* begin Data lines *
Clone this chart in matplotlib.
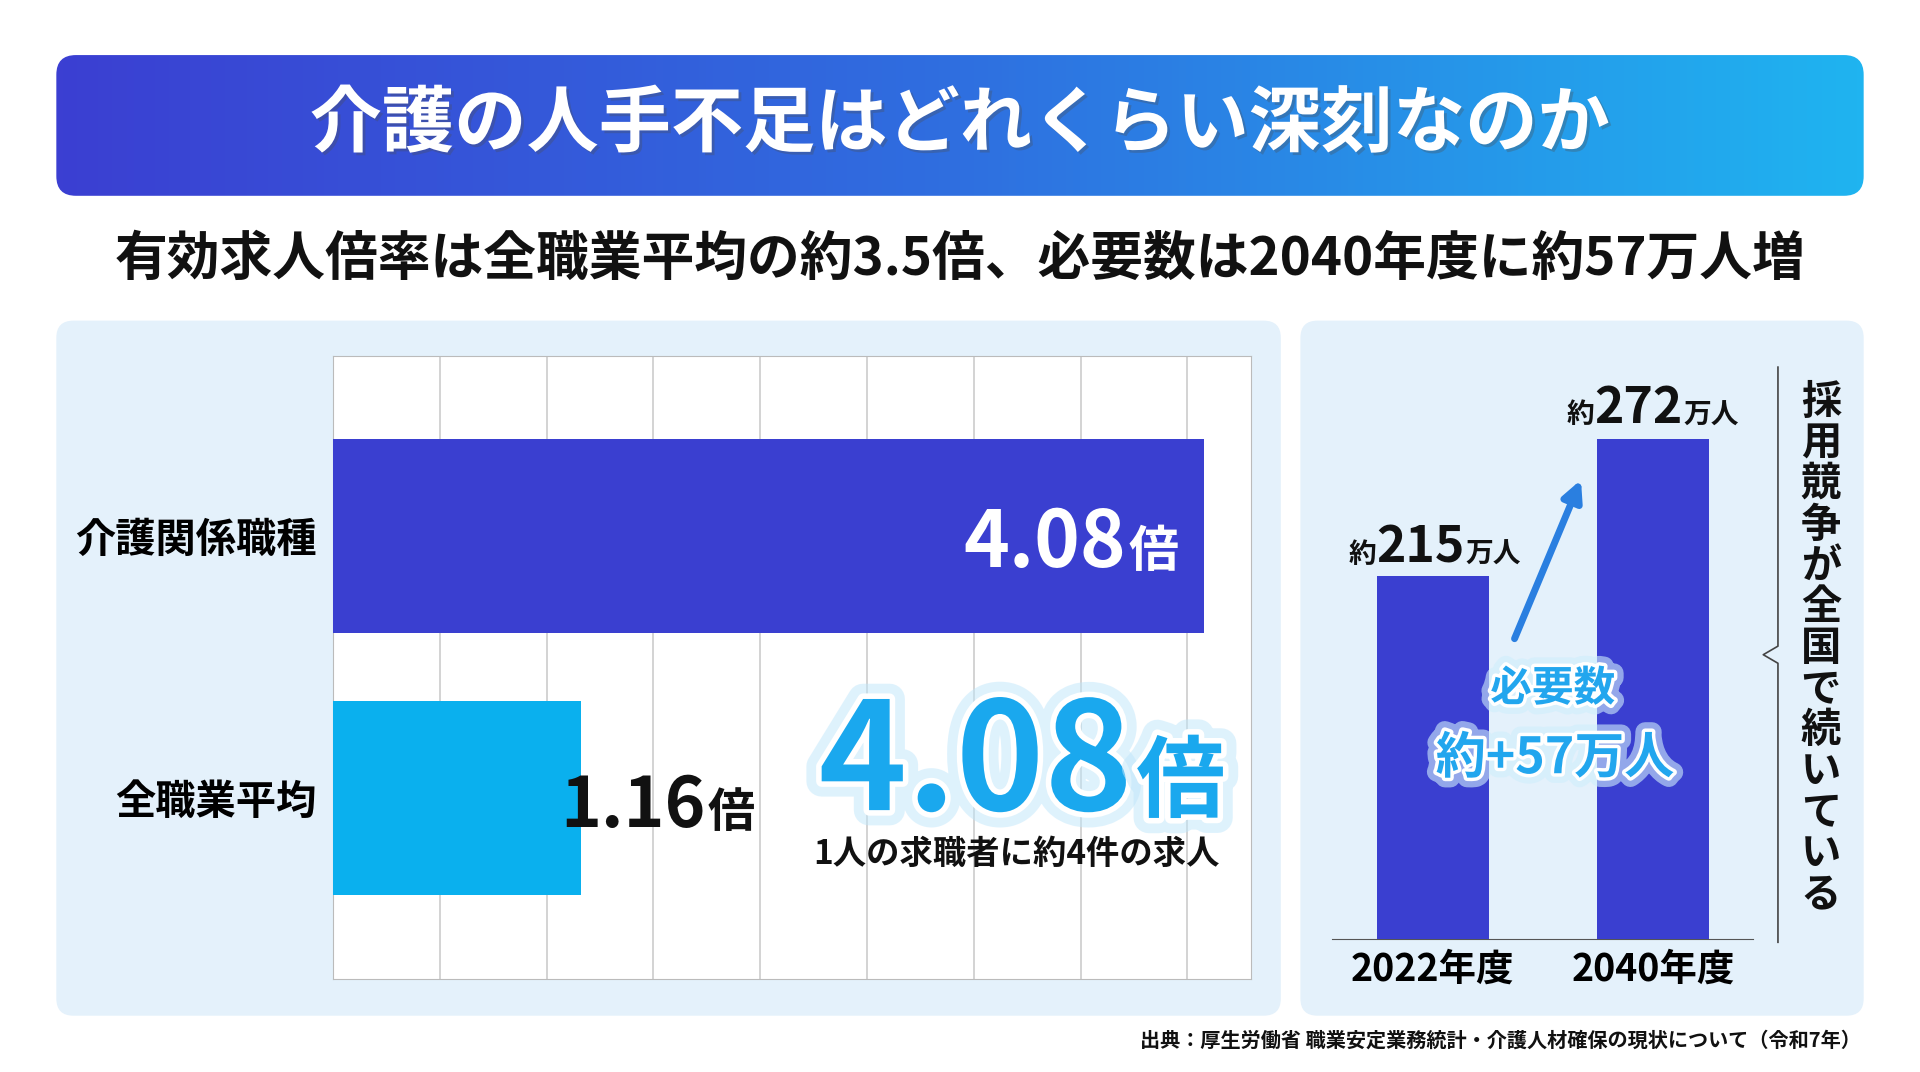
import matplotlib
matplotlib.use("Agg")
import matplotlib.pyplot as plt
import numpy as np
from matplotlib.patches import FancyBboxPatch
from matplotlib.colors import LinearSegmentedColormap
import matplotlib.patheffects as pe

plt.rcParams['font.family'] = ['Noto Sans CJK JP', 'DejaVu Sans']
plt.rcParams['font.weight'] = 'bold'

# data
jobs = ["介護関係職種", "全職業平均"]
ratio = [4.08, 1.16]
years = ["2022年度", "2040年度"]
need = [215, 272]

DARK = "#3a3fd0"
LIGHT = "#0ab0ee"
W, H = 1568, 876  # layout units (scaled to 1920x1072)

fig = plt.figure(figsize=(19.2, 10.72), dpi=100)
bg = fig.add_axes([0, 0, 1, 1]); bg.set_xlim(0, W); bg.set_ylim(H, 0); bg.axis("off")

def rect(x0, y0, x1, y1):
    return [x0 / W, 1 - y1 / H, (x1 - x0) / W, (y1 - y0) / H]

# banner with gradient (axes in layout units so rounding stays circular)
bw, bh = 1476, 115
bax = fig.add_axes(rect(46, 45, 46 + bw, 45 + bh)); bax.axis("off")
grad = np.linspace(0, 1, 256)[None, :]
cm = LinearSegmentedColormap.from_list("g", ["#3b3fd2", "#2f6fe0", "#1fb4f0"])
im = bax.imshow(grad, aspect="auto", cmap=cm, extent=[0, bw, 0, bh])
bax.set_xlim(0, bw); bax.set_ylim(0, bh)
clip = FancyBboxPatch((0, 0), bw, bh, boxstyle="round,pad=0,rounding_size=16",
                      transform=bax.transData, fc="none", ec="none")
bax.add_patch(clip); im.set_clip_path(clip)

# panels
for x0, x1 in [(46, 1046), (1062, 1522)]:
    bg.add_patch(FancyBboxPatch((x0, 262), x1 - x0, 568, boxstyle="round,pad=0,rounding_size=14",
                                fc="#e4f1fb", ec="none"))

# left bar chart
ax = fig.add_axes(rect(272, 291, 1022, 800))
ax.barh([0, 1], ratio, height=0.743, color=[DARK, LIGHT], zorder=3)
ax.set_xlim(0, 4.3); ax.set_ylim(1.692, -0.687)
ax.set_xticks(np.arange(0.5, 4.3, 0.5)); ax.set_xticklabels([])
ax.tick_params(length=0)
ax.grid(axis="x", color="#cccccc", lw=1.2, zorder=0)
ax.set_yticks([0, 1]); ax.set_yticklabels(jobs, fontsize=29, weight="bold")
ax.tick_params(axis="y", pad=12)
for s in ax.spines.values():
    s.set_color("#bbbbbb")

# right bar chart
ax2 = fig.add_axes(rect(1088, 290, 1432, 767))
ax2.patch.set_alpha(0)
ax2.bar([0, 1], need, width=0.51, color=DARK, zorder=3)
ax2.set_xlim(-0.456, 1.456); ax2.set_ylim(64, 307)
ax2.set_yticks([]); ax2.set_xticks([0, 1])
ax2.set_xticklabels(years, fontsize=27, weight="bold")
ax2.tick_params(length=0, pad=8)
for k in ["top", "left", "right"]:
    ax2.spines[k].set_visible(False)
ax2.spines["bottom"].set_color("#555555")

# overlay for texts
ov = fig.add_axes([0, 0, 1, 1]); ov.set_xlim(0, W); ov.set_ylim(H, 0); ov.axis("off"); ov.patch.set_alpha(0)

ov.text(784, 102, "介護の人手不足はどれくらい深刻なのか", color="white", fontsize=52,
        ha="center", va="center", weight="bold",
        path_effects=[pe.withSimplePatchShadow(offset=(2, -2), alpha=0.3)])
ov.text(784, 212, "有効求人倍率は全職業平均の約3.5倍、必要数は2040年度に約57万人増",
        color="#111111", fontsize=38, ha="center", va="center", weight="bold")

def num_unit(x, y, num, unit, ns, us, color, off, effects=None):
    ov.text(x, y, num, fontsize=ns, color=color, ha="right", va="baseline", weight="bold",
            path_effects=effects)
    ov.text(x + off, y, unit, fontsize=us, color=color, ha="left", va="baseline", weight="bold",
            path_effects=effects)

num_unit(920, 463, f"{ratio[0]:.2f}", "倍", 56, 36, "white", 2)
num_unit(576, 676, f"{ratio[1]:.2f}", "倍", 50, 34, "#111111", 2)
glow = [pe.Stroke(linewidth=22, foreground="#bfe6fb", alpha=0.5),
        pe.Stroke(linewidth=8, foreground="white"), pe.Normal()]
ov.text(925, 662, f"{ratio[0]:.2f}", fontsize=108, color="#1aa8ee", ha="right",
        va="baseline", weight="bold", path_effects=glow)
ov.text(928, 662, "倍", fontsize=64, color="#1aa8ee", ha="left", va="baseline", weight="bold",
        path_effects=glow)
ov.text(830, 698, "1人の求職者に約4件の求人", fontsize=24, color="#111111", ha="center",
        va="center", weight="bold")

# right value labels
for cx, cy, v in [(1160, 460, need[0]), (1338, 346, need[1])]:
    ov.text(cx - 36, cy, "約", fontsize=20, ha="right", va="baseline", weight="bold", color="#111111")
    ov.text(cx, cy, str(v), fontsize=36, ha="center", va="baseline", weight="bold", color="#111111")
    ov.text(cx + 37, cy, "万人", fontsize=20, ha="left", va="baseline", weight="bold", color="#111111")

ov.annotate("", xy=(1292, 390), xytext=(1236, 524),
            arrowprops=dict(arrowstyle="-|>,head_width=0.6,head_length=1.2", lw=5, color="#2a7fe0"))
glow2 = [pe.Stroke(linewidth=14, foreground="#cfeefc", alpha=0.6),
         pe.Stroke(linewidth=5, foreground="white"), pe.Normal()]
ov.text(1268, 563, "必要数", fontsize=30, color="#22a6ee", ha="center", va="center",
        weight="bold", path_effects=glow2)
ov.text(1270, 620, "約+57万人", fontsize=36, color="#22a6ee", ha="center", va="center",
        weight="bold", path_effects=glow2)

# bracket + vertical text
ov.plot([1452, 1452, 1440, 1452, 1452], [300, 528, 535, 542, 770], color="#444444", lw=1.2)
ov.text(1487, 530, "\n".join("採用競争が全国で続いている"), fontsize=29, ha="center",
        va="center", linespacing=1.0, weight="bold", color="#111111")

ov.text(1520, 850, "出典：厚生労働省 職業安定業務統計・介護人材確保の現状について（令和7年）",
        fontsize=14.5, ha="right", va="center", weight="bold", color="#111111")

fig.savefig("out.png", dpi=100, facecolor="white")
* end Data lines *
Omitting all images, print the listing exactly.

- Written reply:
Clone this chart in matplotlib.
import matplotlib
matplotlib.use("Agg")
import matplotlib.pyplot as plt
import numpy as np
from matplotlib.patches import FancyBboxPatch
from matplotlib.colors import LinearSegmentedColormap
import matplotlib.patheffects as pe

plt.rcParams['font.family'] = ['Noto Sans CJK JP', 'DejaVu Sans']
plt.rcParams['font.weight'] = 'bold'

# data
jobs = ["介護関係職種", "全職業平均"]
ratio = [4.08, 1.16]
years = ["2022年度", "2040年度"]
need = [215, 272]

DARK = "#3a3fd0"
LIGHT = "#0ab0ee"
W, H = 1568, 876  # layout units (scaled to 1920x1072)

fig = plt.figure(figsize=(19.2, 10.72), dpi=100)
bg = fig.add_axes([0, 0, 1, 1]); bg.set_xlim(0, W); bg.set_ylim(H, 0); bg.axis("off")

def rect(x0, y0, x1, y1):
    return [x0 / W, 1 - y1 / H, (x1 - x0) / W, (y1 - y0) / H]

# banner with gradient (axes in layout units so rounding stays circular)
bw, bh = 1476, 115
bax = fig.add_axes(rect(46, 45, 46 + bw, 45 + bh)); bax.axis("off")
grad = np.linspace(0, 1, 256)[None, :]
cm = LinearSegmentedColormap.from_list("g", ["#3b3fd2", "#2f6fe0", "#1fb4f0"])
im = bax.imshow(grad, aspect="auto", cmap=cm, extent=[0, bw, 0, bh])
bax.set_xlim(0, bw); bax.set_ylim(0, bh)
clip = FancyBboxPatch((0, 0), bw, bh, boxstyle="round,pad=0,rounding_size=16",
                      transform=bax.transData, fc="none", ec="none")
bax.add_patch(clip); im.set_clip_path(clip)

# panels
for x0, x1 in [(46, 1046), (1062, 1522)]:
    bg.add_patch(FancyBboxPatch((x0, 262), x1 - x0, 568, boxstyle="round,pad=0,rounding_size=14",
                                fc="#e4f1fb", ec="none"))

# left bar chart
ax = fig.add_axes(rect(272, 291, 1022, 800))
ax.barh([0, 1], ratio, height=0.743, color=[DARK, LIGHT], zorder=3)
ax.set_xlim(0, 4.3); ax.set_ylim(1.692, -0.687)
ax.set_xticks(np.arange(0.5, 4.3, 0.5)); ax.set_xticklabels([])
ax.tick_params(length=0)
ax.grid(axis="x", color="#cccccc", lw=1.2, zorder=0)
ax.set_yticks([0, 1]); ax.set_yticklabels(jobs, fontsize=29, weight="bold")
ax.tick_params(axis="y", pad=12)
for s in ax.spines.values():
    s.set_color("#bbbbbb")

# right bar chart
ax2 = fig.add_axes(rect(1088, 290, 1432, 767))
ax2.patch.set_alpha(0)
ax2.bar([0, 1], need, width=0.51, color=DARK, zorder=3)
ax2.set_xlim(-0.456, 1.456); ax2.set_ylim(64, 307)
ax2.set_yticks([]); ax2.set_xticks([0, 1])
ax2.set_xticklabels(years, fontsize=27, weight="bold")
ax2.tick_params(length=0, pad=8)
for k in ["top", "left", "right"]:
    ax2.spines[k].set_visible(False)
ax2.spines["bottom"].set_color("#555555")

# overlay for texts
ov = fig.add_axes([0, 0, 1, 1]); ov.set_xlim(0, W); ov.set_ylim(H, 0); ov.axis("off"); ov.patch.set_alpha(0)

ov.text(784, 102, "介護の人手不足はどれくらい深刻なのか", color="white", fontsize=52,
        ha="center", va="center", weight="bold",
        path_effects=[pe.withSimplePatchShadow(offset=(2, -2), alpha=0.3)])
ov.text(784, 212, "有効求人倍率は全職業平均の約3.5倍、必要数は2040年度に約57万人増",
        color="#111111", fontsize=38, ha="center", va="center", weight="bold")

def num_unit(x, y, num, unit, ns, us, color, off, effects=None):
    ov.text(x, y, num, fontsize=ns, color=color, ha="right", va="baseline", weight="bold",
            path_effects=effects)
    ov.text(x + off, y, unit, fontsize=us, color=color, ha="left", va="baseline", weight="bold",
            path_effects=effects)

num_unit(920, 463, f"{ratio[0]:.2f}", "倍", 56, 36, "white", 2)
num_unit(576, 676, f"{ratio[1]:.2f}", "倍", 50, 34, "#111111", 2)
glow = [pe.Stroke(linewidth=22, foreground="#bfe6fb", alpha=0.5),
        pe.Stroke(linewidth=8, foreground="white"), pe.Normal()]
ov.text(925, 662, f"{ratio[0]:.2f}", fontsize=108, color="#1aa8ee", ha="right",
        va="baseline", weight="bold", path_effects=glow)
ov.text(928, 662, "倍", fontsize=64, color="#1aa8ee", ha="left", va="baseline", weight="bold",
        path_effects=glow)
ov.text(830, 698, "1人の求職者に約4件の求人", fontsize=24, color="#111111", ha="center",
        va="center", weight="bold")

# right value labels
for cx, cy, v in [(1160, 460, need[0]), (1338, 346, need[1])]:
    ov.text(cx - 36, cy, "約", fontsize=20, ha="right", va="baseline", weight="bold", color="#111111")
    ov.text(cx, cy, str(v), fontsize=36, ha="center", va="baseline", weight="bold", color="#111111")
    ov.text(cx + 37, cy, "万人", fontsize=20, ha="left", va="baseline", weight="bold", color="#111111")

ov.annotate("", xy=(1292, 390), xytext=(1236, 524),
            arrowprops=dict(arrowstyle="-|>,head_width=0.6,head_length=1.2", lw=5, color="#2a7fe0"))
glow2 = [pe.Stroke(linewidth=14, foreground="#cfeefc", alpha=0.6),
         pe.Stroke(linewidth=5, foreground="white"), pe.Normal()]
ov.text(1268, 563, "必要数", fontsize=30, color="#22a6ee", ha="center", va="center",
        weight="bold", path_effects=glow2)
ov.text(1270, 620, "約+57万人", fontsize=36, color="#22a6ee", ha="center", va="center",
        weight="bold", path_effects=glow2)

# bracket + vertical text
ov.plot([1452, 1452, 1440, 1452, 1452], [300, 528, 535, 542, 770], color="#444444", lw=1.2)
ov.text(1487, 530, "\n".join("採用競争が全国で続いている"), fontsize=29, ha="center",
        va="center", linespacing=1.0, weight="bold", color="#111111")

ov.text(1520, 850, "出典：厚生労働省 職業安定業務統計・介護人材確保の現状について（令和7年）",
        fontsize=14.5, ha="right", va="center", weight="bold", color="#111111")

fig.savefig("out.png", dpi=100, facecolor="white")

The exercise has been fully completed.